The trail today takes us up, up, up towards 12,000’ Glen Pass, and we pass two beautiful trail-side tarns. The first one is the prettiest body of water we have seen so far on the JMT. It is so icy blue in color that it almost looks fake. It’s hard to keep our eyes off of it as we start switchbacking up the side of the mountain.

Glen Pass is now our 4th big challenge on the JMT, and, even though it is lower than Forester Pass and Mt. Whitney, we find this pass to be a lot tougher. The trail is made up mostly of rocky steps—some small, some giant—and it’s really difficult to get a good rhythm going. I have to stop and catch my breath often with this unsteady pace, and, though we are both eager to get to the top, we move slowly.


About halfway up the pass, we run into Susan again. At 65, she is slow and steady, and we are really impressed by her stamina and determination. She swears by Gu Energy Gels and insists on giving us a couple to try for when we really need them somewhere later down the trail. Thanks, Susan!


The pass itself is a long, thin fin, and there are a few other hikers staked out on commanding, rocky perches at the top. The views down to Rae Lakes are jaw-dropping, and we sit a spell to take it all in.

The descent begins with a tricky scramble to get to the section in the snow that has been cut out for hikers. The snow is waist high on either side of us, so we are grateful to the kind soul (a park ranger, perhaps?) who dug this path out for us.

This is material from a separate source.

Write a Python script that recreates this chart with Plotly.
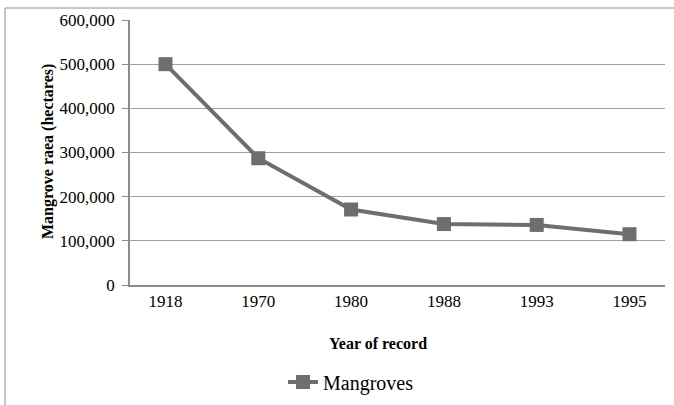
import plotly.graph_objects as go

years = ["1918", "1970", "1980", "1988", "1993", "1995"]
mangroves = [500000, 287000, 171000, 138000, 136000, 115000]
y_ticks = [0, 100000, 200000, 300000, 400000, 500000, 600000]
y_tick_labels = ["0", "100,000", "200,000", "300,000", "400,000", "500,000", "600,000"]

SERIF = "Liberation Serif"
GRAY = "#6e6e6e"

fig = go.Figure()
fig.add_trace(go.Scatter(
    x=years, y=mangroves, mode="lines+markers", name="Mangroves",
    line=dict(color=GRAY, width=4),
    marker=dict(symbol="square", size=14, color=GRAY),
))

L, R, T, B = 130, 9, 20, 120
W, H = 674, 405
pw, ph = W - L - R, H - T - B

def px(x):
    return (x - L) / pw

def py(y):
    return (H - B - y) / ph

fig.update_layout(
    width=W, height=H,
    margin=dict(l=L, r=R, t=T, b=B, autoexpand=False),
    paper_bgcolor="white", plot_bgcolor="white",
    font=dict(family=SERIF, size=17, color="#000000"),
    showlegend=True,
    legend=dict(orientation="h", x=px(283), xanchor="left", y=py(382), yanchor="middle",
                font=dict(family=SERIF, size=20, color="#000000"), bgcolor="rgba(0,0,0,0)"),
    xaxis=dict(
        type="category", showgrid=False, showline=True, linecolor="#8c8c8c", linewidth=1.5,
        ticks="", tickfont=dict(family=SERIF, size=17), fixedrange=True, automargin=False,
    ),
    yaxis=dict(
        range=[0, 600000], tickvals=y_ticks, ticktext=y_tick_labels,
        showgrid=True, gridcolor="#a0a0a0", gridwidth=1.3,
        showline=True, linecolor="#8c8c8c", linewidth=1.5,
        ticks="outside", ticklen=6, tickcolor="#8c8c8c",
        tickfont=dict(family=SERIF, size=17), zeroline=False,
        ticklabelstandoff=4, automargin=False,
    ),
    annotations=[
        dict(text="<b>Year of record</b>", xref="paper", yref="paper",
             x=px(378), y=py(343), xanchor="center", yanchor="middle",
             showarrow=False, font=dict(family=SERIF, size=16)),
        dict(text="<b>Mangrove raea (hectares)</b>", xref="paper", yref="paper",
             x=px(48), y=py(152), xanchor="center", yanchor="middle", textangle=-90,
             showarrow=False, font=dict(family=SERIF, size=16)),
    ],
    shapes=[
        dict(type="line", xref="paper", yref="paper", x0=px(5), x1=px(674), y0=py(8), y1=py(8),
             line=dict(color="#b4b4b4", width=1.5)),
        dict(type="line", xref="paper", yref="paper", x0=px(5), x1=px(5), y0=py(8), y1=py(405),
             line=dict(color="#b4b4b4", width=1.5)),
    ],
)

fig.write_html(
    "out.html",
    config={"displayModeBar": False},
    post_script="document.body.style.margin='0';document.body.style.overflow='hidden';",
)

For the next 1.9 miles we descend 1500’ over an equally steep and rocky path that takes us to the strikingly colorful peak known as the Painted Lady and the enchanting Rae Lakes, a definite scenic highlight of the JMT. We are excited to get there, but this scenery isn’t too shabby either.

We stop for an enjoyable picnic lunch just a few hundred feet above the lakes and then begin the final descent which takes us across the isthmus between them. We go slowly as we keep having to stop and take photos of the iconic scene—the spectacular Painted Lady with jewel blue waters in front and a few rocky islands thrown into the foreground for good measure. What a scene!

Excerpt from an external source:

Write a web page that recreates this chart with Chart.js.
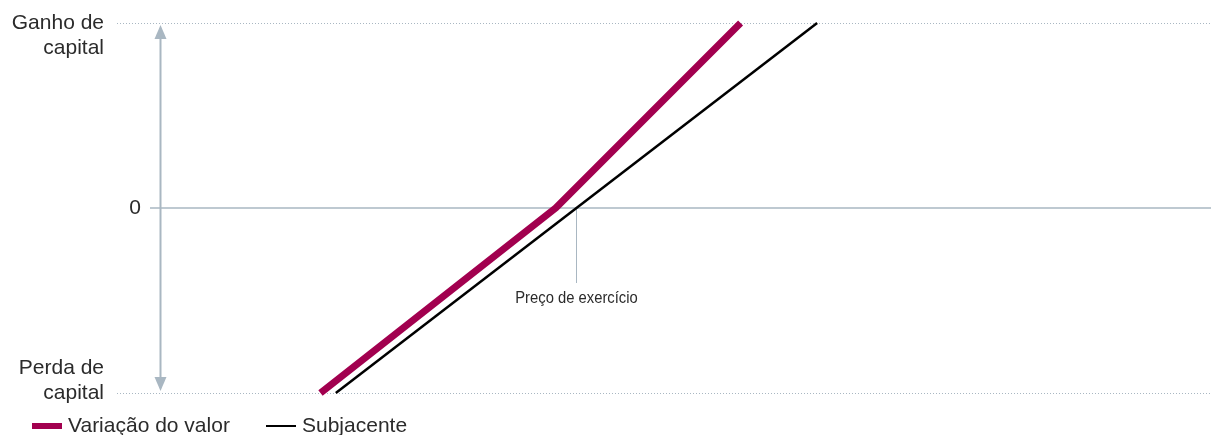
<!DOCTYPE html>
<html>
<head>
<meta charset="utf-8">
<script src="https://cdn.jsdelivr.net/npm/chart.js@4"></script>
<style>
  html, body { margin: 0; padding: 0; background: #fff; }
  #wrap { width: 1211px; height: 435px; position: relative; }
</style>
</head>
<body>
<div id="wrap"><canvas id="payoff"></canvas></div>
<script>
// payoff profile: value change vs underlying, strike where the underlying crosses zero
var seriesNames = ['Variação do valor', 'Subjacente'];
var valorX = [18.6, 40.1, 57.0];
var valorY = [-1, 0, 1];
var subjX = [20.0, 64.0];
var subjY = [-1, 1];
var strikeX = 42.0;
var arrowX = 3.9;
var yTickValues = [1, 0, -1];
var yTickLabels = [['Ganho de', 'capital'], ['0'], ['Perda de', 'capital']];
var strikeLabel = 'Preço de exercício';

const MAGENTA = '#a2004f';
const AXIS_GREY = '#a9b7c2';
const TEXT = '#2b2b2b';
const FONT = '"Liberation Sans", Arial, sans-serif';

function toPoints(xs, ys) {
    return xs.map((x, i) => ({ x: x, y: ys[i] }));
}

const decorPlugin = {
    id: 'decor',
    beforeDatasetsDraw: (chart) => {
        const ctx = chart.ctx;
        const xs = chart.scales.x;
        const ys = chart.scales.y;
        const area = chart.chartArea;
        ctx.save();

        // dotted gain / loss guide lines
        ctx.strokeStyle = AXIS_GREY;
        ctx.lineWidth = 1;
        ctx.setLineDash([1, 2]);
        [1, -1].forEach(v => {
            const py = Math.round(ys.getPixelForValue(v)) + 0.5;
            ctx.beginPath();
            ctx.moveTo(area.left, py);
            ctx.lineTo(area.right, py);
            ctx.stroke();
        });
        ctx.setLineDash([]);

        // zero line
        const y0 = ys.getPixelForValue(0);
        ctx.lineWidth = 1.5;
        ctx.beginPath();
        ctx.moveTo(area.left + 33, y0);
        ctx.lineTo(area.right, y0);
        ctx.stroke();

        // strike marker
        const sx = Math.round(xs.getPixelForValue(strikeX)) + 0.5;
        ctx.lineWidth = 1;
        ctx.beginPath();
        ctx.moveTo(sx, y0);
        ctx.lineTo(sx, y0 + 75);
        ctx.stroke();

        ctx.fillStyle = TEXT;
        ctx.textAlign = 'center';
        ctx.textBaseline = 'middle';
        ctx.font = '17px ' + FONT;
        ctx.save();
        ctx.translate(sx, y0 + 90);
        ctx.scale(0.87, 1);
        ctx.fillText(strikeLabel, 0, 0);
        ctx.restore();

        // double-headed arrow between gain and loss
        const ax = Math.round(xs.getPixelForValue(arrowX)) + 0.5;
        const top = ys.getPixelForValue(1) + 2;
        const bot = ys.getPixelForValue(-1) - 2;
        const head = 14, half = 6;
        ctx.strokeStyle = AXIS_GREY;
        ctx.fillStyle = AXIS_GREY;
        ctx.lineWidth = 2;
        ctx.beginPath();
        ctx.moveTo(ax, top + head);
        ctx.lineTo(ax, bot - head);
        ctx.stroke();
        ctx.beginPath();
        ctx.moveTo(ax, top);
        ctx.lineTo(ax - half, top + head);
        ctx.lineTo(ax + half, top + head);
        ctx.closePath();
        ctx.fill();
        ctx.beginPath();
        ctx.moveTo(ax, bot);
        ctx.lineTo(ax - half, bot - head);
        ctx.lineTo(ax + half, bot - head);
        ctx.closePath();
        ctx.fill();
        ctx.restore();
    },
    afterDraw: (chart) => {
        const ctx = chart.ctx;
        const ys = chart.scales.y;
        ctx.save();
        ctx.fillStyle = TEXT;
        ctx.font = '21px ' + FONT;
        ctx.textBaseline = 'middle';
        ctx.textAlign = 'right';

        // y labels: two-line ones hang from / sit on their guide line
        yTickValues.forEach((v, i) => {
            const lines = yTickLabels[i];
            const py = ys.getPixelForValue(v);
            if (lines.length === 1) {
                ctx.fillText(lines[0], 141, py);
            } else if (v > 0) {
                ctx.fillText(lines[0], 104, py);
                ctx.fillText(lines[1], 104, py + 25);
            } else {
                ctx.fillText(lines[0], 104, py - 25);
                ctx.fillText(lines[1], 104, py);
            }
        });

        // legend along the bottom
        const ly = 426;
        ctx.textAlign = 'left';
        ctx.fillStyle = MAGENTA;
        ctx.fillRect(32, ly - 3, 30, 6);
        ctx.fillStyle = TEXT;
        ctx.fillText(seriesNames[0], 68, ly);
        ctx.fillStyle = '#000';
        ctx.fillRect(266, ly - 1, 30, 2);
        ctx.fillStyle = TEXT;
        ctx.fillText(seriesNames[1], 302, ly);
        ctx.restore();
    }
};

const config = {
    type: 'scatter',
    data: {
        datasets: [{
            label: seriesNames[1],
            data: toPoints(subjX, subjY),
            showLine: true,
            borderColor: '#000',
            borderWidth: 2.5,
            pointRadius: 0,
            clip: false,
            order: 2
        }, {
            label: seriesNames[0],
            data: toPoints(valorX, valorY),
            showLine: true,
            borderColor: MAGENTA,
            borderWidth: 7,
            borderCapStyle: 'butt',
            borderJoinStyle: 'round',
            pointRadius: 0,
            clip: false,
            order: 1
        }]
    },
    options: {
        responsive: false,
        animation: false,
        layout: { padding: { left: 117, right: 0, top: 23, bottom: 42 } },
        scales: {
            x: { type: 'linear', min: 0, max: 100, display: false },
            y: { type: 'linear', min: -1, max: 1, display: false }
        },
        plugins: {
            legend: { display: false },
            tooltip: { enabled: false }
        }
    },
    plugins: [decorPlugin]
};

const canvas = document.getElementById('payoff');
canvas.width = 1211;
canvas.height = 435;
new Chart(canvas, config);
</script>
</body>
</html>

It comes as no surprise that camping at these lakes is super popular with backpackers, and, as we make our way around them, it appears that most of the campsites here are already claimed. There are folks swimming and relaxing in the warm sun, and we are eager to join them. We walk all around the lakes and eventually find an awesome campsite, but we are not sure if we are ready to stop yet for the day. We decide to go for a swim and see if we feel like moving on or not afterward.



Just below us is a sandy cove that looks shallow and maybe even a little warm, we hope. We hike down, strip down to our underwear and quickly discover that looks indeed are deceiving as this is definitely not the case with this water! Matt is braver than I am and submerges completely. I am a wimp and can only get thigh high, timidly splashing the rest of my body with the freezing cold water. Our afternoon swim turns into a pretty quick affair, but it’s refreshing and as close to a shower as we will come for a long time. You’ve got a take what nature gives you, right?!

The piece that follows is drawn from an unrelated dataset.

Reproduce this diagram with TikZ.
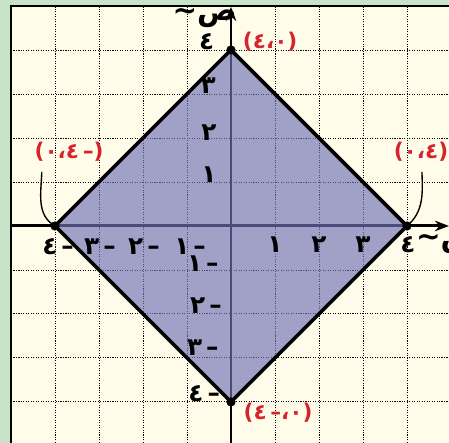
\documentclass[tikz,border=0pt]{standalone}
\usepackage{fontspec}
\newfontfamily\arabicfont[Script=Arabic]{DejaVu Sans}
\newfontfamily\latinfont{DejaVu Sans}
\usetikzlibrary{arrows.meta}
\definecolor{bggreen}{RGB}{200,228,200}
\definecolor{paper}{RGB}{255,253,233}
\definecolor{diamondfill}{RGB}{113,114,183}
\definecolor{labred}{RGB}{215,35,45}
\newcommand{\gl}[1]{\hbox{#1}}
\newcommand{\lp}{\hbox{\latinfont\bfseries(}}
\newcommand{\rp}{\hbox{\latinfont\bfseries)}}
\newcommand{\dsh}{\hbox{\latinfont\bfseries\,–}}
\newcommand{\ngv}[1]{\gl{#1}\dsh}
\begin{document}
\begin{tikzpicture}[x=1cm,y=1cm,
  grid line/.style={line width=0.6pt, dash pattern=on 0.7pt off 0.9pt},
  axis line/.style={line width=1.9pt},
  edge line/.style={line width=2.3pt, line join=miter},
  lab/.style={font=\arabicfont\bfseries\fontsize{16}{18}\selectfont, inner sep=0pt},
  redlab/.style={lab, text=labred, font=\arabicfont\bfseries\fontsize{14}{16}\selectfont},
  vdot/.style={circle, fill=black, inner sep=0pt, minimum size=2.1mm},
  conn/.style={line width=0.9pt}
]
\useasboundingbox (-5.25,-4.932) rectangle (4.955,5.136);
\fill[bggreen] (-5.25,-4.932) rectangle (4.955,5.136);
\fill[paper] (-5,-4.932) rectangle (4.955,5);
\draw[line width=0.9pt] (-5,-4.932) -- (-5,5) -- (4.955,5);
\foreach \i in {-4,-3,-2,-1,1,2,3,4} \draw[grid line] (\i,-4.932) -- (\i,5);
\foreach \j in {-4,-3,-2,-1,1,2,3,4} \draw[grid line] (-5,\j) -- (4.955,\j);
% axes
\coordinate (xs) at (-5,0);
\coordinate (xe) at (4.955,0);
\coordinate (ys) at (0,-4.932);
\coordinate (ye) at (0,4.98);
\draw[axis line, -{Stealth[length=3.2mm,width=2.4mm]}] (xs) -- (xe);
\draw[axis line, -{Stealth[length=3.2mm,width=2.4mm]}] (ys) -- (ye);
% diamond
\coordinate (R) at (4,0);
\coordinate (T) at (0,4);
\coordinate (L) at (-4,0);
\coordinate (B) at (0,-4);
\fill[diamondfill, opacity=0.66] (R) -- (T) -- (L) -- (B) -- cycle;
\draw[edge line] (R) -- (T) -- (L) -- (B) -- cycle;
\node[vdot] (vR) at (R) {};
\node[vdot] (vT) at (T) {};
\node[vdot] (vL) at (L) {};
\node[vdot] (vB) at (B) {};
% x labels
\node[lab] (x1) at (1,-0.43) {\gl{١}};
\node[lab] (x2) at (2,-0.43) {\gl{٢}};
\node[lab] (x3) at (3,-0.43) {\gl{٣}};
\node[lab] (x4) at (4.02,-0.43) {\gl{٤}};
\node[lab] (xm1) at (-0.93,-0.46) {\ngv{١}};
\node[lab] (xm2) at (-1.98,-0.48) {\ngv{٢}};
\node[lab] (xm3) at (-2.98,-0.48) {\ngv{٣}};
\node[lab] (xm4) at (-3.93,-0.48) {\ngv{٤}};
% y labels
\node[lab] (y1) at (-0.5,1.16) {\gl{١}};
\node[lab] (y2) at (-0.5,2.11) {\gl{٢}};
\node[lab] (y3) at (-0.52,3.18) {\gl{٣}};
\node[lab] (y4) at (-0.55,4.2) {\gl{٤}};
\node[lab] (ym1) at (-0.64,-0.86) {\ngv{١}};
\node[lab] (ym2) at (-0.57,-1.8) {\ngv{٢}};
\node[lab] (ym3) at (-0.64,-2.77) {\ngv{٣}};
\node[lab] (ym4) at (-0.61,-3.8) {\ngv{٤}};
% axis names
\node[lab, font=\arabicfont\bfseries\fontsize{19}{21}\selectfont] (ylab) at (-0.6,4.72) {\gl{\latinfont\char"007E}\gl{ص}};
\node[lab, anchor=west, font=\arabicfont\bfseries\fontsize{19}{21}\selectfont] (xlab) at (4.2,-0.42) {\gl{\latinfont\char"007E}\gl{س}};
% red labels
\node[redlab] (pT) at (0.89,4.18) {\lp\gl{٤}\gl{،}\gl{٠}\rp};
\node[redlab] (pL) at (-3.68,1.68) {\lp\gl{٠}\gl{،}\gl{٤}\dsh\rp};
\node[redlab] (pR) at (4.32,1.68) {\lp\gl{٠}\gl{،}\gl{٤}\rp};
\node[redlab] (pB) at (1.07,-4.25) {\lp\gl{٤}\dsh\gl{،}\gl{٠}\rp};
% connectors
\coordinate (cL) at (-4.3,1.23);
\coordinate (cR) at (4.34,1.23);
\draw[conn] (cL) to[out=-92,in=150] (vL.center);
\draw[conn] (cR) to[out=-88,in=40] (vR.center);
\end{tikzpicture}
\end{document}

After our quick dip, we decide it would be best to move up the trail a bit to get us within range of Pinchot Pass tomorrow. We hope to hike over the pass and on to Lake Marjorie, so we need to cover some more territory this afternoon to make tomorrow’s hike more manageable. Both Team Alabama and Susan leap frog us while we are getting packed up again and that adds a little friendly competition to our search for available campsites up the trail.

We head up to Arrowhead Lake but find it crowded with loads of campers and few available flat tent pads. Team Alabama and Susan have already called it quits for the day and have squeezed their tents in among the other campers. There’s not a whole lot of personal space going on here.

We decide to press our luck and go a little further, thinking (based on the map) that there will be several potential spots ahead where we can camp. We cross a creek that flows toward Arrowhead where beavers have clearly been at work. The sun is getting low, and the shadows are getting long. While the scenery is stunning, the campsites are not materializing. At one point, Matt explores an alternate trail but fails to find any viable sites, so we press on.

Finally we get to Dollar Lake and find a nice spot with an impressive view of Fin Dome, the shark-fin shaped peak that Kings Canyon National Park is best known for. Dollar Lake is small, and we get some nice reflection shots of the famous peak before the sun goes down. We eat dinner beside the lake as darkness descends.


Once again, we are the last to arrive in camp and the last to turn in for the night, but we don’t mind as we also feel like we are taking full advantage of every moment on the JMT. The sunrise is also supposed to be attractive here, so we will see what the morning brings.